Your task: From the records below, extract only the lines running from the line with "Write the React, TypeScript" to the line with "import * as", both lines included, reproducing them exactly.

--- START OF Recorded information ---

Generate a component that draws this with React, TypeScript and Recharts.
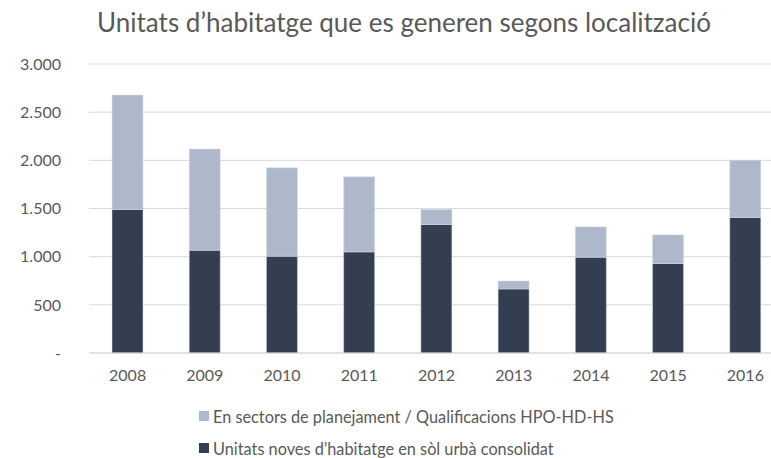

--- END OF Recorded information ---
--- START OF Recorded information ---

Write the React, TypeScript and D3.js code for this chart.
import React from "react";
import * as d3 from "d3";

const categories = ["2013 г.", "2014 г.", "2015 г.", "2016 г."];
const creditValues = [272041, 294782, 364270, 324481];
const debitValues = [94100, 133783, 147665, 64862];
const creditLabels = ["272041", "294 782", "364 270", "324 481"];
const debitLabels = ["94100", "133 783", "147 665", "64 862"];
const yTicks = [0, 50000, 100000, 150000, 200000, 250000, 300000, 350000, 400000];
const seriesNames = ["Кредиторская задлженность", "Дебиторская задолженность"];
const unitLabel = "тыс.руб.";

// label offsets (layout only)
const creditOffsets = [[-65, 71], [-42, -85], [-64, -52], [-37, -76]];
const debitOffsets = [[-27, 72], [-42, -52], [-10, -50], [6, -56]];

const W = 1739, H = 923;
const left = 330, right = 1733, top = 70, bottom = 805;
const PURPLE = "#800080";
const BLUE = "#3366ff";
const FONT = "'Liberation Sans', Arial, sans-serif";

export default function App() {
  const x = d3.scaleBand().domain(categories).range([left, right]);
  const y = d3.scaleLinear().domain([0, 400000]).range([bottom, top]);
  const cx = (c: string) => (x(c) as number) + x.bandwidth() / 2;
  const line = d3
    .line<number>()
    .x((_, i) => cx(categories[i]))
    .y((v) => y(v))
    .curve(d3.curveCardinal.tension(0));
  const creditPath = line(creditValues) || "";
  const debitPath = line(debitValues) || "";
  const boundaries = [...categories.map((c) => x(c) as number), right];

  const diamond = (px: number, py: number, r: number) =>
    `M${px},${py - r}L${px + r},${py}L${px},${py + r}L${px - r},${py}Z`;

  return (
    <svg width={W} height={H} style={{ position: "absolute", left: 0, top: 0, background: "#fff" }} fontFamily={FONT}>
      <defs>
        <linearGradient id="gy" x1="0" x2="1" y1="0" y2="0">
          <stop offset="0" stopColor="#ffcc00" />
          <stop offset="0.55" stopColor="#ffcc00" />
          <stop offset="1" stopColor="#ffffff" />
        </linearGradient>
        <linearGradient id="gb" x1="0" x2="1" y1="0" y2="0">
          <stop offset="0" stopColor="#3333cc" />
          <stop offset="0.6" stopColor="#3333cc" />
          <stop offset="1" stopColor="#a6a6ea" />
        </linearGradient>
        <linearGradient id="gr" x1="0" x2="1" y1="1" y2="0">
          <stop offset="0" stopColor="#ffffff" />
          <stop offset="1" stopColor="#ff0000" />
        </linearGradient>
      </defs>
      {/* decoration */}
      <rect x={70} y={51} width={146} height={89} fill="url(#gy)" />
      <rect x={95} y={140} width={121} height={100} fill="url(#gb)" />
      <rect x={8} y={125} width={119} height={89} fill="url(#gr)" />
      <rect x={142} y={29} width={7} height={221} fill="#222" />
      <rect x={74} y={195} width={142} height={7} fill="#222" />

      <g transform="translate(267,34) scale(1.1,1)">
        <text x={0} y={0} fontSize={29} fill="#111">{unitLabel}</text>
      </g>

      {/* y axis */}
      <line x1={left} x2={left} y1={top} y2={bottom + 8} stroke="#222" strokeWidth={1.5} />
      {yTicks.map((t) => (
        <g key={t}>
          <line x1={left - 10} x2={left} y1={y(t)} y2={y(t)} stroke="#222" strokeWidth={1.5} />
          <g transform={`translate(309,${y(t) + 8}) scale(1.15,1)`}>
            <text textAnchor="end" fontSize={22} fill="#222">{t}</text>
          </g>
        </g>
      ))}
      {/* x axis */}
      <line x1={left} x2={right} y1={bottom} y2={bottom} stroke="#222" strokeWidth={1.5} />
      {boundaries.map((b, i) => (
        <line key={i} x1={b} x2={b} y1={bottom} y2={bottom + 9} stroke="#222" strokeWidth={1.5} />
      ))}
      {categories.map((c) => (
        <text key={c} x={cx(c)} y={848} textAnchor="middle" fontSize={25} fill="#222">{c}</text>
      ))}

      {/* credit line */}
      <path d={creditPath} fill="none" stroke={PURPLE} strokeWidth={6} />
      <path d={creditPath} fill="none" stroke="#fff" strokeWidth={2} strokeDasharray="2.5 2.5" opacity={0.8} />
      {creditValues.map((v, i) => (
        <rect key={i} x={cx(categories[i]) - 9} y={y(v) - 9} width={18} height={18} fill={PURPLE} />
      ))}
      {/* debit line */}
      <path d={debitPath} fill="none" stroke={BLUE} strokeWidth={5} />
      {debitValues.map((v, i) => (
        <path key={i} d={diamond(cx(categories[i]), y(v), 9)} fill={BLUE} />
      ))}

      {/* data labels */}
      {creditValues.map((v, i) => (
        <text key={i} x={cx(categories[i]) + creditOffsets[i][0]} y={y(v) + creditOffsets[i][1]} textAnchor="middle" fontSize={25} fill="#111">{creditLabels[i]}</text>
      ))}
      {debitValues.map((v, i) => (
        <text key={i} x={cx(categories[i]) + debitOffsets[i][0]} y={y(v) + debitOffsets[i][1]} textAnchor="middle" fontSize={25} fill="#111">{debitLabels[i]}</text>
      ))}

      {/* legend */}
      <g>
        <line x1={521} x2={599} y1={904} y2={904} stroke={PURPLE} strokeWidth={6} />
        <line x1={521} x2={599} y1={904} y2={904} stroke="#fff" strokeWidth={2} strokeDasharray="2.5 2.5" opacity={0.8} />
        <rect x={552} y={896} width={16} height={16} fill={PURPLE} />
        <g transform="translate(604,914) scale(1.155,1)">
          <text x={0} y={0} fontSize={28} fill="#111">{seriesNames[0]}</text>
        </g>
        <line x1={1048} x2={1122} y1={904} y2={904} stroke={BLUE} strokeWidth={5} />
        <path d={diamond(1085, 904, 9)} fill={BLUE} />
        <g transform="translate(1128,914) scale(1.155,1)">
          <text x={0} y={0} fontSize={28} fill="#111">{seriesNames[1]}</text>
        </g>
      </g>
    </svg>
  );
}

--- END OF Recorded information ---
--- START OF Recorded information ---

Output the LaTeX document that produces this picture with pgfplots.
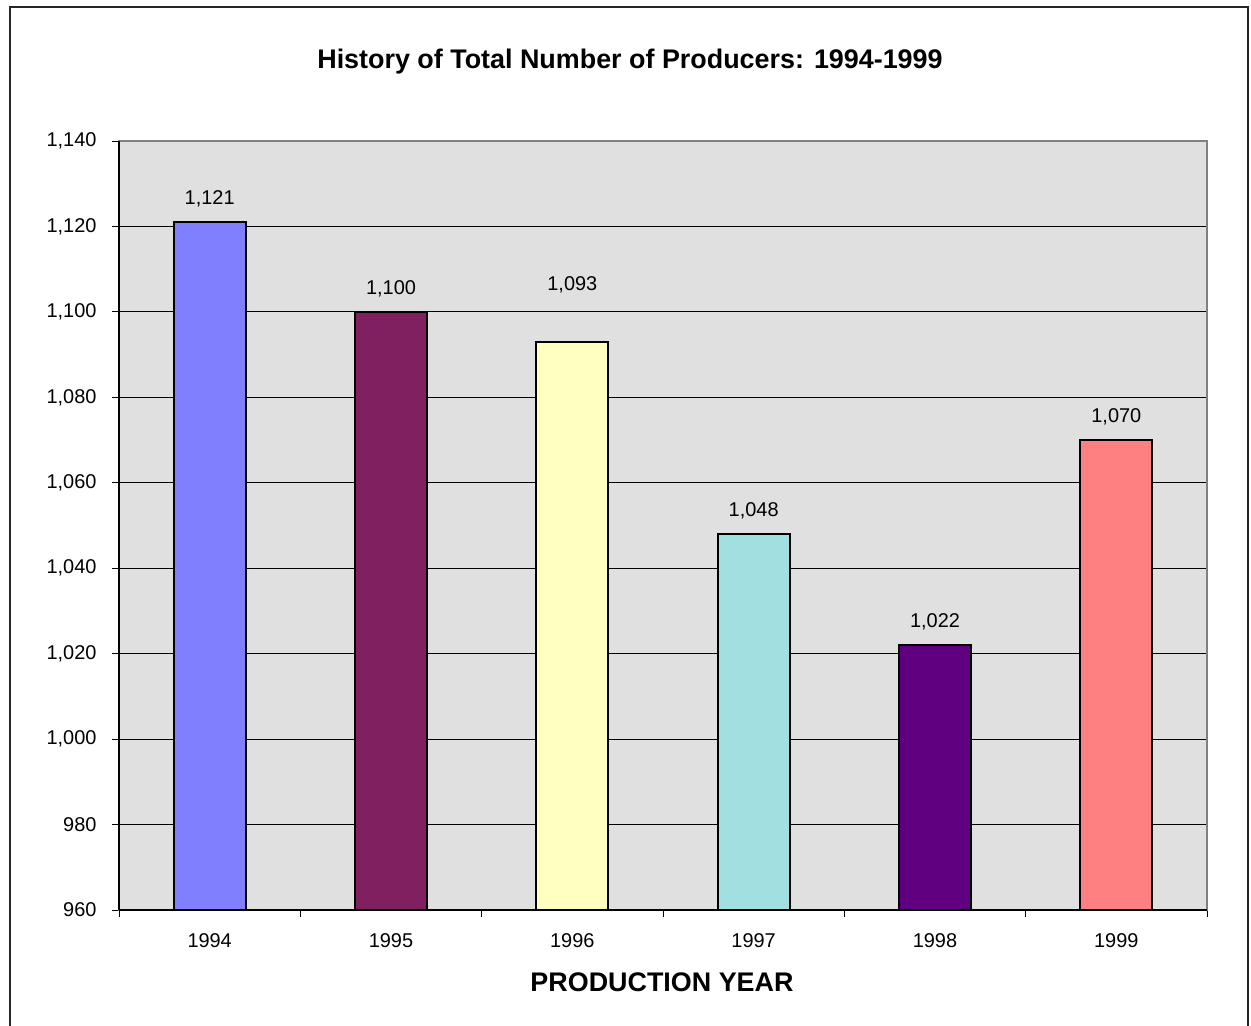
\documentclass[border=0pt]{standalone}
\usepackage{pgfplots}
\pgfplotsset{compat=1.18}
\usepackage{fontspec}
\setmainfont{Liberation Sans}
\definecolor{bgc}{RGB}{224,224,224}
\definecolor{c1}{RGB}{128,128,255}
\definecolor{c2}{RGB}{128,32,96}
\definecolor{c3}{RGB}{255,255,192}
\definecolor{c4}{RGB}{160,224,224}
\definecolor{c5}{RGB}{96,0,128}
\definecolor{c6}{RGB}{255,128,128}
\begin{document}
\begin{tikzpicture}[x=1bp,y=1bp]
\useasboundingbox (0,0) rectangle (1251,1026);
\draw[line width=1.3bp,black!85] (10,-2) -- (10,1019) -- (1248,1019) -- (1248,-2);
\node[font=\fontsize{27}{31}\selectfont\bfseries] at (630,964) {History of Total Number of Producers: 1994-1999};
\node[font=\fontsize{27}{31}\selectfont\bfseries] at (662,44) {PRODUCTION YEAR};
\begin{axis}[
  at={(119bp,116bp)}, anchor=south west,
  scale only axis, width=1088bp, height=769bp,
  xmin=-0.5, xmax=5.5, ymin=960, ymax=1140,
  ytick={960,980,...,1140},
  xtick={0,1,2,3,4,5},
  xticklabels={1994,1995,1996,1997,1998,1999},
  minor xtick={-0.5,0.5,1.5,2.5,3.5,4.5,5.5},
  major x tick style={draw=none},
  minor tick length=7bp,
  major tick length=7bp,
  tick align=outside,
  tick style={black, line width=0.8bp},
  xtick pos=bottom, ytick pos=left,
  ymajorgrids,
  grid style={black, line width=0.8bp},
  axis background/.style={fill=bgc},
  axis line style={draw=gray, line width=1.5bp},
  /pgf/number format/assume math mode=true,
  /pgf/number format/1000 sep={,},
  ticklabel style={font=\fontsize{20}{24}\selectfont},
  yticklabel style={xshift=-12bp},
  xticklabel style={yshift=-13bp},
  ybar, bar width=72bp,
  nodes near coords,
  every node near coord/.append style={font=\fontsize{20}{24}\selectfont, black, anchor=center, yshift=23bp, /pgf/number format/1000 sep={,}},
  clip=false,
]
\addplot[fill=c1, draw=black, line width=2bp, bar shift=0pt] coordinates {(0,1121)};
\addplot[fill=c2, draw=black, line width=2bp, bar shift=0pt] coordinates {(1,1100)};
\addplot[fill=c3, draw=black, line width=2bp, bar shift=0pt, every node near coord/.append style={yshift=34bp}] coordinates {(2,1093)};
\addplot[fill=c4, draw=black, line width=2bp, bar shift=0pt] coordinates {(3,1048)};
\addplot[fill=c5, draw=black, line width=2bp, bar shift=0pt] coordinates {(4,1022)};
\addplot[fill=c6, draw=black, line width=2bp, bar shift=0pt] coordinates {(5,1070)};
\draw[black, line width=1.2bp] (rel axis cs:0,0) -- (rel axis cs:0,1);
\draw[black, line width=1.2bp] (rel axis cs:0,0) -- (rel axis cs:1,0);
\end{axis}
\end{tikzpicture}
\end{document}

--- END OF Recorded information ---

Task output:
Write the React, TypeScript and D3.js code for this chart.
import React from "react";
import * as d3 from "d3";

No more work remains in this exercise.